DATA PROVIDED:
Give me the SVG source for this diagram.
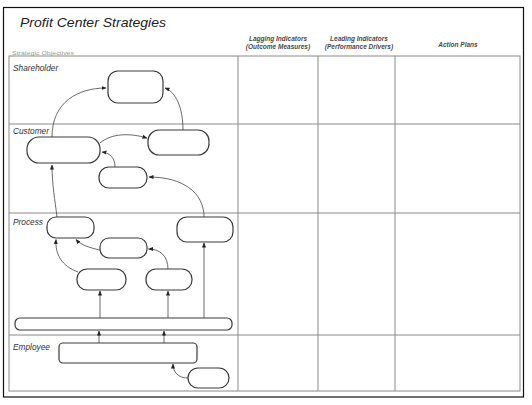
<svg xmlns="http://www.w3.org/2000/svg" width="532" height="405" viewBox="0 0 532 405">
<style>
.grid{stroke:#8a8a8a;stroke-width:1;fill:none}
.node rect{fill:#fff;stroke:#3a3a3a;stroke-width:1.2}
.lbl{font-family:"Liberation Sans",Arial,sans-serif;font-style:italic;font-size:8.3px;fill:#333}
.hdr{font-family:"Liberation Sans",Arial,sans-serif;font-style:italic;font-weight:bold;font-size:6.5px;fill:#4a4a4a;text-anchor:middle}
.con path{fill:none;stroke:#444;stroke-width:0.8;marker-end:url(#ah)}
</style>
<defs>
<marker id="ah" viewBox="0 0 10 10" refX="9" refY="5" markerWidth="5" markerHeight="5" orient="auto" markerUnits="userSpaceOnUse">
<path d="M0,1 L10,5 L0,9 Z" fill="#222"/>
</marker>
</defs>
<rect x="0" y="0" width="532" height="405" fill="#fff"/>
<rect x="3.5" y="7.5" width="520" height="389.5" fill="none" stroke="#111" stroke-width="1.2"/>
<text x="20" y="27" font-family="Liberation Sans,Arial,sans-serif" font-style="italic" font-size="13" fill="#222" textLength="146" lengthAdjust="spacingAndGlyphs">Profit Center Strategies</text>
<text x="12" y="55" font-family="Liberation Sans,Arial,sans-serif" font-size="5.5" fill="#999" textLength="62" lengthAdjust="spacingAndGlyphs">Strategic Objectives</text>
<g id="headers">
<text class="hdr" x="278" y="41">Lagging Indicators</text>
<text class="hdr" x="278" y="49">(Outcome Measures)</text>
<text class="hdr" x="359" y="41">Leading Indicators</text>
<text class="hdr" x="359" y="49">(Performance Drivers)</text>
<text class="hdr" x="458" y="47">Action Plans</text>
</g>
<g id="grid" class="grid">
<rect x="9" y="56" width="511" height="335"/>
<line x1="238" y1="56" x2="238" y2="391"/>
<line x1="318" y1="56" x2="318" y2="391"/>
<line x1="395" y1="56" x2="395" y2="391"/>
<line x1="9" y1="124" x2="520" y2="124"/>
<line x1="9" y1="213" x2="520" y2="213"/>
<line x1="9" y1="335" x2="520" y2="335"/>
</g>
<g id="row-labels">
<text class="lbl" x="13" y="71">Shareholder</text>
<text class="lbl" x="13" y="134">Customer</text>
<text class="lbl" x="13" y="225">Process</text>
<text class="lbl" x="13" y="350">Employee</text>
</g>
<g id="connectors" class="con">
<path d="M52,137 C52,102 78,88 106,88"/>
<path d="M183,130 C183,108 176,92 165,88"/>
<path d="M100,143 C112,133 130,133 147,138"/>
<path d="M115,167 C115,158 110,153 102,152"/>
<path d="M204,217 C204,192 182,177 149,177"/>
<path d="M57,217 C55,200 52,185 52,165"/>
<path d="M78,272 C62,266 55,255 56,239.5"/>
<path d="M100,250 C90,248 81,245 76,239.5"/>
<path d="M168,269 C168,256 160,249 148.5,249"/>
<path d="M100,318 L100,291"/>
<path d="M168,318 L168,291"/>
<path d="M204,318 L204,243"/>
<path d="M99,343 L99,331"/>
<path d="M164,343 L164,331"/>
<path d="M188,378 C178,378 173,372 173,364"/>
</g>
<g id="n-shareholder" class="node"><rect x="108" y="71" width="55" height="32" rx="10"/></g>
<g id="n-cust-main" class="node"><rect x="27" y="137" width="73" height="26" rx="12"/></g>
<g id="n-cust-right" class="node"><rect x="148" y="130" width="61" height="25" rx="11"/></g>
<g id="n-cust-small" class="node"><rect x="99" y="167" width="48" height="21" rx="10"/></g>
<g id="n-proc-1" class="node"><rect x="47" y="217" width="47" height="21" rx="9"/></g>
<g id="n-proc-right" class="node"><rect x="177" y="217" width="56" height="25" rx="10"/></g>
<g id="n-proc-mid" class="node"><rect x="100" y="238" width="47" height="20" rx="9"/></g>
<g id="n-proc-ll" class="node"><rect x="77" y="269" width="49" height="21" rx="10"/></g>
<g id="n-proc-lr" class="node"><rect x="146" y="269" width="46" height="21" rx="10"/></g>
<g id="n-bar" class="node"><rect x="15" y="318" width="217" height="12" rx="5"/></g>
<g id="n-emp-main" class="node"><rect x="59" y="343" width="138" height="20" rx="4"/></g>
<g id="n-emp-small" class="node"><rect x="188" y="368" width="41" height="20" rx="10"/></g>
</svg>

WRITTEN EXERCISE: Exclude the images and reproduce the remaining data exactly.

WRITTEN SOLUTION:
Give me the SVG source for this diagram.
<svg xmlns="http://www.w3.org/2000/svg" width="532" height="405" viewBox="0 0 532 405">
<style>
.grid{stroke:#8a8a8a;stroke-width:1;fill:none}
.node rect{fill:#fff;stroke:#3a3a3a;stroke-width:1.2}
.lbl{font-family:"Liberation Sans",Arial,sans-serif;font-style:italic;font-size:8.3px;fill:#333}
.hdr{font-family:"Liberation Sans",Arial,sans-serif;font-style:italic;font-weight:bold;font-size:6.5px;fill:#4a4a4a;text-anchor:middle}
.con path{fill:none;stroke:#444;stroke-width:0.8;marker-end:url(#ah)}
</style>
<defs>
<marker id="ah" viewBox="0 0 10 10" refX="9" refY="5" markerWidth="5" markerHeight="5" orient="auto" markerUnits="userSpaceOnUse">
<path d="M0,1 L10,5 L0,9 Z" fill="#222"/>
</marker>
</defs>
<rect x="0" y="0" width="532" height="405" fill="#fff"/>
<rect x="3.5" y="7.5" width="520" height="389.5" fill="none" stroke="#111" stroke-width="1.2"/>
<text x="20" y="27" font-family="Liberation Sans,Arial,sans-serif" font-style="italic" font-size="13" fill="#222" textLength="146" lengthAdjust="spacingAndGlyphs">Profit Center Strategies</text>
<text x="12" y="55" font-family="Liberation Sans,Arial,sans-serif" font-size="5.5" fill="#999" textLength="62" lengthAdjust="spacingAndGlyphs">Strategic Objectives</text>
<g id="headers">
<text class="hdr" x="278" y="41">Lagging Indicators</text>
<text class="hdr" x="278" y="49">(Outcome Measures)</text>
<text class="hdr" x="359" y="41">Leading Indicators</text>
<text class="hdr" x="359" y="49">(Performance Drivers)</text>
<text class="hdr" x="458" y="47">Action Plans</text>
</g>
<g id="grid" class="grid">
<rect x="9" y="56" width="511" height="335"/>
<line x1="238" y1="56" x2="238" y2="391"/>
<line x1="318" y1="56" x2="318" y2="391"/>
<line x1="395" y1="56" x2="395" y2="391"/>
<line x1="9" y1="124" x2="520" y2="124"/>
<line x1="9" y1="213" x2="520" y2="213"/>
<line x1="9" y1="335" x2="520" y2="335"/>
</g>
<g id="row-labels">
<text class="lbl" x="13" y="71">Shareholder</text>
<text class="lbl" x="13" y="134">Customer</text>
<text class="lbl" x="13" y="225">Process</text>
<text class="lbl" x="13" y="350">Employee</text>
</g>
<g id="connectors" class="con">
<path d="M52,137 C52,102 78,88 106,88"/>
<path d="M183,130 C183,108 176,92 165,88"/>
<path d="M100,143 C112,133 130,133 147,138"/>
<path d="M115,167 C115,158 110,153 102,152"/>
<path d="M204,217 C204,192 182,177 149,177"/>
<path d="M57,217 C55,200 52,185 52,165"/>
<path d="M78,272 C62,266 55,255 56,239.5"/>
<path d="M100,250 C90,248 81,245 76,239.5"/>
<path d="M168,269 C168,256 160,249 148.5,249"/>
<path d="M100,318 L100,291"/>
<path d="M168,318 L168,291"/>
<path d="M204,318 L204,243"/>
<path d="M99,343 L99,331"/>
<path d="M164,343 L164,331"/>
<path d="M188,378 C178,378 173,372 173,364"/>
</g>
<g id="n-shareholder" class="node"><rect x="108" y="71" width="55" height="32" rx="10"/></g>
<g id="n-cust-main" class="node"><rect x="27" y="137" width="73" height="26" rx="12"/></g>
<g id="n-cust-right" class="node"><rect x="148" y="130" width="61" height="25" rx="11"/></g>
<g id="n-cust-small" class="node"><rect x="99" y="167" width="48" height="21" rx="10"/></g>
<g id="n-proc-1" class="node"><rect x="47" y="217" width="47" height="21" rx="9"/></g>
<g id="n-proc-right" class="node"><rect x="177" y="217" width="56" height="25" rx="10"/></g>
<g id="n-proc-mid" class="node"><rect x="100" y="238" width="47" height="20" rx="9"/></g>
<g id="n-proc-ll" class="node"><rect x="77" y="269" width="49" height="21" rx="10"/></g>
<g id="n-proc-lr" class="node"><rect x="146" y="269" width="46" height="21" rx="10"/></g>
<g id="n-bar" class="node"><rect x="15" y="318" width="217" height="12" rx="5"/></g>
<g id="n-emp-main" class="node"><rect x="59" y="343" width="138" height="20" rx="4"/></g>
<g id="n-emp-small" class="node"><rect x="188" y="368" width="41" height="20" rx="10"/></g>
</svg>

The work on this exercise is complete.